* WHAT YOU NEED TO DO
Exclude the pictures and return every line exactly as written.

* MATERIAL
↓↓↓
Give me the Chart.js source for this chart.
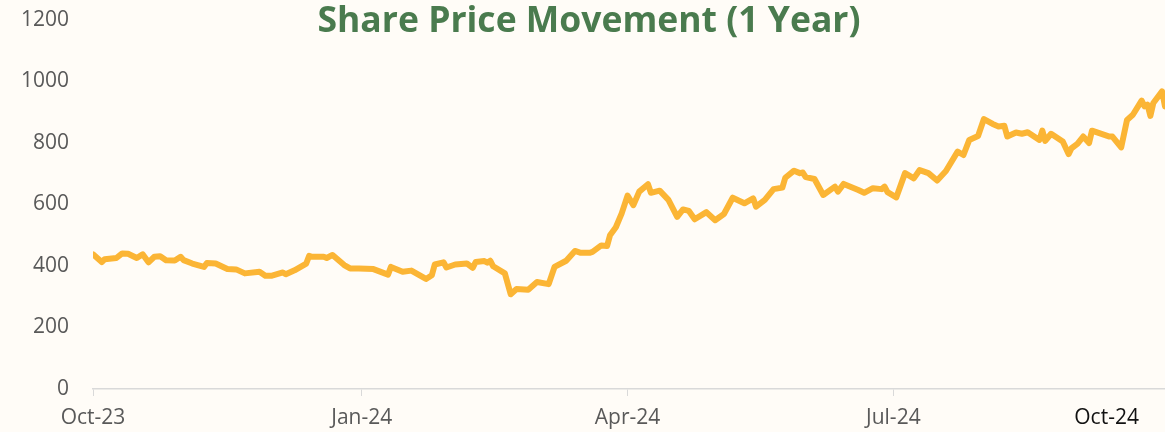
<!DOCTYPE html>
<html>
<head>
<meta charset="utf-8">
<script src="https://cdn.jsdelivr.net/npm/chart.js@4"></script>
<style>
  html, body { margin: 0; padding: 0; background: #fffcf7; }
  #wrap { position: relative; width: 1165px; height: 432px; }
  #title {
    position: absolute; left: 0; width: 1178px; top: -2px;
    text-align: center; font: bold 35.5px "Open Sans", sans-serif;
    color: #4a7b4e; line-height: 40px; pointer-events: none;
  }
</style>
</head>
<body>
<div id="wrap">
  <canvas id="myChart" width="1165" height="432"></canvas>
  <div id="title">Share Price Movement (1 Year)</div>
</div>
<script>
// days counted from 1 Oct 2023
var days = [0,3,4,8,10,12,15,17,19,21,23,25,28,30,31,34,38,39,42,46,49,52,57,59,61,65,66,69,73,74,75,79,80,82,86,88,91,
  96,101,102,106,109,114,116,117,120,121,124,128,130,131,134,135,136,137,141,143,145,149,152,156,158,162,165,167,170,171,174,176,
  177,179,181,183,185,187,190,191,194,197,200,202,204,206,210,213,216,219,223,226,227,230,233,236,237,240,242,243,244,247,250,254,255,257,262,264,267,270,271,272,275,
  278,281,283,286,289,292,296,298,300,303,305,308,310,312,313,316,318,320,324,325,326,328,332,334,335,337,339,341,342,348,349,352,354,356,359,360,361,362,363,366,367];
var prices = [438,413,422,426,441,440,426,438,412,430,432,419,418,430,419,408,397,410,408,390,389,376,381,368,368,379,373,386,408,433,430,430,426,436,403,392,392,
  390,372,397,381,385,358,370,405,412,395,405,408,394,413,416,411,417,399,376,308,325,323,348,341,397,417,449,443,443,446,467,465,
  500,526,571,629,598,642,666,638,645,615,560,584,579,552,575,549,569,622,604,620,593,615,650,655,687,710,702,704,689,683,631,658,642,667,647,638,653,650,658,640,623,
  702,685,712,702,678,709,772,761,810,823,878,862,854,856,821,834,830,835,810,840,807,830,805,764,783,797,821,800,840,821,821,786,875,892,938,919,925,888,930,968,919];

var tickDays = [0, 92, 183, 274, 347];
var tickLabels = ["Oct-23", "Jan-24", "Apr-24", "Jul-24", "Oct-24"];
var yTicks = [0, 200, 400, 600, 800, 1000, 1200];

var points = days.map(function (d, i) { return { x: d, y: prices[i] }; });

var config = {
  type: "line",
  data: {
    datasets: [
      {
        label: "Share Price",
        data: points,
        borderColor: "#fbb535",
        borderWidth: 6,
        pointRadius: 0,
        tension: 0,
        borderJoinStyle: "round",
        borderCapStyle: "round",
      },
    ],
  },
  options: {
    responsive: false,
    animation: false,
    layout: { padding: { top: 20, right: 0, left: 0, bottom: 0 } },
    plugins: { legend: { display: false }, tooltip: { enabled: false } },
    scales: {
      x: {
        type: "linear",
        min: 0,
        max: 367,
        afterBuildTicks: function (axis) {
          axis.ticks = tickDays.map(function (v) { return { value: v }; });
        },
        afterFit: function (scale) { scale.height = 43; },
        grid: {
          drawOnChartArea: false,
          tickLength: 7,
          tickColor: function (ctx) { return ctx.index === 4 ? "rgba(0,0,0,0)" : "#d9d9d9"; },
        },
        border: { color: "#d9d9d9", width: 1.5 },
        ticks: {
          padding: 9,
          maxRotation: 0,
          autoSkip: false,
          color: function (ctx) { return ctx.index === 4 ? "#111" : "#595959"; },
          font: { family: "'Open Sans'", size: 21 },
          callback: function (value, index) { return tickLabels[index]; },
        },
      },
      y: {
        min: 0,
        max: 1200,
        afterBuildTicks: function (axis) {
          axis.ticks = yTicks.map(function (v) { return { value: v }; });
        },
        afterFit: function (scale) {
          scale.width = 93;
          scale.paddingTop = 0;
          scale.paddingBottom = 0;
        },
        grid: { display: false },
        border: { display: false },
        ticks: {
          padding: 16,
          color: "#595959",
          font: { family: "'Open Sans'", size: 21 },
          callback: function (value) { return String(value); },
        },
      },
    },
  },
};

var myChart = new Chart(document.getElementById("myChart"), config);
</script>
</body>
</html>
↑↑↑
* SOLUTION TO THIS EXERCISE
Give me the Chart.js source for this chart.
<!DOCTYPE html>
<html>
<head>
<meta charset="utf-8">
<script src="https://cdn.jsdelivr.net/npm/chart.js@4"></script>
<style>
  html, body { margin: 0; padding: 0; background: #fffcf7; }
  #wrap { position: relative; width: 1165px; height: 432px; }
  #title {
    position: absolute; left: 0; width: 1178px; top: -2px;
    text-align: center; font: bold 35.5px "Open Sans", sans-serif;
    color: #4a7b4e; line-height: 40px; pointer-events: none;
  }
</style>
</head>
<body>
<div id="wrap">
  <canvas id="myChart" width="1165" height="432"></canvas>
  <div id="title">Share Price Movement (1 Year)</div>
</div>
<script>
// days counted from 1 Oct 2023
var days = [0,3,4,8,10,12,15,17,19,21,23,25,28,30,31,34,38,39,42,46,49,52,57,59,61,65,66,69,73,74,75,79,80,82,86,88,91,
  96,101,102,106,109,114,116,117,120,121,124,128,130,131,134,135,136,137,141,143,145,149,152,156,158,162,165,167,170,171,174,176,
  177,179,181,183,185,187,190,191,194,197,200,202,204,206,210,213,216,219,223,226,227,230,233,236,237,240,242,243,244,247,250,254,255,257,262,264,267,270,271,272,275,
  278,281,283,286,289,292,296,298,300,303,305,308,310,312,313,316,318,320,324,325,326,328,332,334,335,337,339,341,342,348,349,352,354,356,359,360,361,362,363,366,367];
var prices = [438,413,422,426,441,440,426,438,412,430,432,419,418,430,419,408,397,410,408,390,389,376,381,368,368,379,373,386,408,433,430,430,426,436,403,392,392,
  390,372,397,381,385,358,370,405,412,395,405,408,394,413,416,411,417,399,376,308,325,323,348,341,397,417,449,443,443,446,467,465,
  500,526,571,629,598,642,666,638,645,615,560,584,579,552,575,549,569,622,604,620,593,615,650,655,687,710,702,704,689,683,631,658,642,667,647,638,653,650,658,640,623,
  702,685,712,702,678,709,772,761,810,823,878,862,854,856,821,834,830,835,810,840,807,830,805,764,783,797,821,800,840,821,821,786,875,892,938,919,925,888,930,968,919];

var tickDays = [0, 92, 183, 274, 347];
var tickLabels = ["Oct-23", "Jan-24", "Apr-24", "Jul-24", "Oct-24"];
var yTicks = [0, 200, 400, 600, 800, 1000, 1200];

var points = days.map(function (d, i) { return { x: d, y: prices[i] }; });

var config = {
  type: "line",
  data: {
    datasets: [
      {
        label: "Share Price",
        data: points,
        borderColor: "#fbb535",
        borderWidth: 6,
        pointRadius: 0,
        tension: 0,
        borderJoinStyle: "round",
        borderCapStyle: "round",
      },
    ],
  },
  options: {
    responsive: false,
    animation: false,
    layout: { padding: { top: 20, right: 0, left: 0, bottom: 0 } },
    plugins: { legend: { display: false }, tooltip: { enabled: false } },
    scales: {
      x: {
        type: "linear",
        min: 0,
        max: 367,
        afterBuildTicks: function (axis) {
          axis.ticks = tickDays.map(function (v) { return { value: v }; });
        },
        afterFit: function (scale) { scale.height = 43; },
        grid: {
          drawOnChartArea: false,
          tickLength: 7,
          tickColor: function (ctx) { return ctx.index === 4 ? "rgba(0,0,0,0)" : "#d9d9d9"; },
        },
        border: { color: "#d9d9d9", width: 1.5 },
        ticks: {
          padding: 9,
          maxRotation: 0,
          autoSkip: false,
          color: function (ctx) { return ctx.index === 4 ? "#111" : "#595959"; },
          font: { family: "'Open Sans'", size: 21 },
          callback: function (value, index) { return tickLabels[index]; },
        },
      },
      y: {
        min: 0,
        max: 1200,
        afterBuildTicks: function (axis) {
          axis.ticks = yTicks.map(function (v) { return { value: v }; });
        },
        afterFit: function (scale) {
          scale.width = 93;
          scale.paddingTop = 0;
          scale.paddingBottom = 0;
        },
        grid: { display: false },
        border: { display: false },
        ticks: {
          padding: 16,
          color: "#595959",
          font: { family: "'Open Sans'", size: 21 },
          callback: function (value) { return String(value); },
        },
      },
    },
  },
};

var myChart = new Chart(document.getElementById("myChart"), config);
</script>
</body>
</html>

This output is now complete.